俺も佑真さんも忙しく、またこんなにゆっくりとした時間を過ごせるのはいつになるんだろう。
現実に引き戻すかのようにテーブルに置かれたスマホの振動が着信を告げた。
名残惜しく感じながら佑真さんから離れスマホの画面に目を落とすと、永徳からの着信を知らせていた。
佑真さんといると時間があっという間に過ぎてゆく。他の事など些細な事に思えて佑真さんだけを見ていたくなってしまう。
そんな自分に重症だなと苦笑しながらスマホの通話ボタンを押した。
「はい」
『翔!?やっと出てくれたぁ!』
永徳の大きすぎる声に思わずスマホから耳を離した。
「ごめん、病院から帰って寝ちゃってて……」
『ううん、傷はどう?まだ痛い?』
心配そうな永徳の声に早めに連絡をしなかった事を申し訳なく感じた。
「まだ少し痛むけど、大丈夫だよ。

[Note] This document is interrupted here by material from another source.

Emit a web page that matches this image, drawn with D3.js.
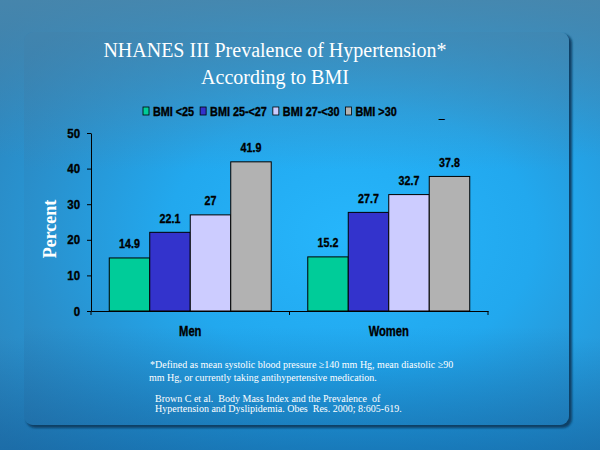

ごめんな」
『翔は悪くないよ!明日は学校来れそう?』
「明日は病院に寄ってから行くよ」
『そっか病院か、俺も行くよ病院!』
「え!?何で?」
思いついたような一際大きい永徳の声に眉をひそめた。
『心配だから……だめかな?』
しょんぼりした声に電話の向こうの永徳の捨てられた仔犬のような顔が容易に想像できてしま
う。
「だめっていうか、ガーゼ交換してもらうだけだから……へぁっ!?」
隣に座る佑真さんに肩を引き寄せられ優しく耳を噛まれると突然の事に思わず変な声が出てしまった。
『翔!?どうしたの?』
「い、いや、何でもない」
驚く永徳になんとか答え、まだ感触の残る熱を持った耳を抑えながら佑真さんを軽く睨むと不満そうな顔で目を逸らした。
『じゃあ明日病院で待ってるよ』
「えっ、だから来なくていいって」
『俺が行きたいだけだから』
そう言った永徳はそれ以上俺に断る隙を与えずにまた明日と電話を切った。